Data Transformations: statistical voodoo or truth serum for your data?

Anyone that has taken a statistics class has probably learned about transforming data, at one time or another (although you may be in denial about it). In short, you may want to transform your data if you need to perform a parametric analysis, but the inherent assumptions are violated in your dataset. While this seems simple enough, many researchers are hesitant to employ this tactic of handling non-normally distributed data. Often, they can't quite put their finger on and what bothers them about it, but the idea of "artificially changing their data" leaves many feeling uneasy.

As a researcher myself, I can relate, as many of the same people that preach the importance of considering analysis assumptions also teach us to feverishly protect the integrity of our data. However, for many of us I believe this may be where our methodological good -intentions lead us astray. While protecting the integrity of our data is indeed of paramount importance, transforming variables for the purposes of reaching normality of distribution is unfairly characterized as a threat to this integrity. In fact, one could easily argue that making inferences from results that are biased by non-normally distributed variables may be a greater threat to the integrity of your data and analysis than any transformation. It is perfectly reasonable for a well-intentioned researcher to worry about the consequences of transformation and for them to be wary of a transformation that subsequently brings a significant result where one once was not present. However, that researcher should rest their worries on the realization that an appropriately applied transformation of data generally raises the likelihood that their test of significance is UNBIASED, while it DOES NOT typically raise the likelihood that one will find significance in the absence of a true relationship (type I error). When no true relationship exists between two variables, a test is no more likely to find significance when its variables are transformed than it is when they are not.
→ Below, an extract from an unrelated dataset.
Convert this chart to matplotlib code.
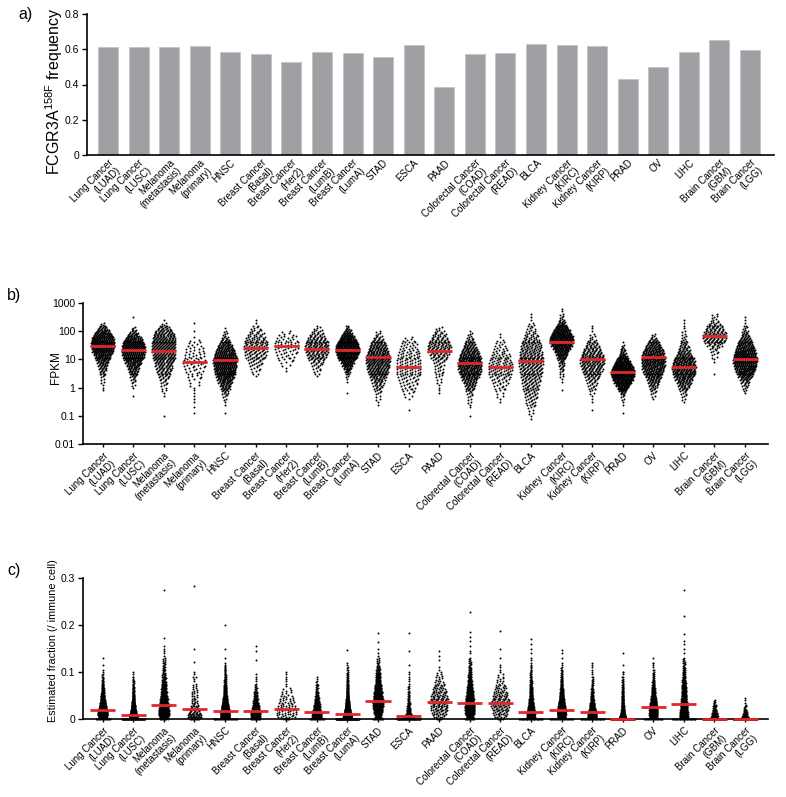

From a pragmatic perspective, using transformation offers the benefit of allowing a researcher to utilize the techniques that they are familiar with and more likely to apply in their current situation, while minimizing the potential bias non-normally distributed data. In many cases, depending on the type of analysis being used and the design of your study, alternative and possibly more sophisticated techniques may exist for dealing with non-normal data. However, many of these techniques require substantial statistical experience and may be intimidating to many seeking to deal with their assumption problems. While transformation is surely not the answer to all problems with assumptions, or even non-normal data, it is far from "voodoo" and is an attractive alternative to turning a blind-eye to the distribution of the data.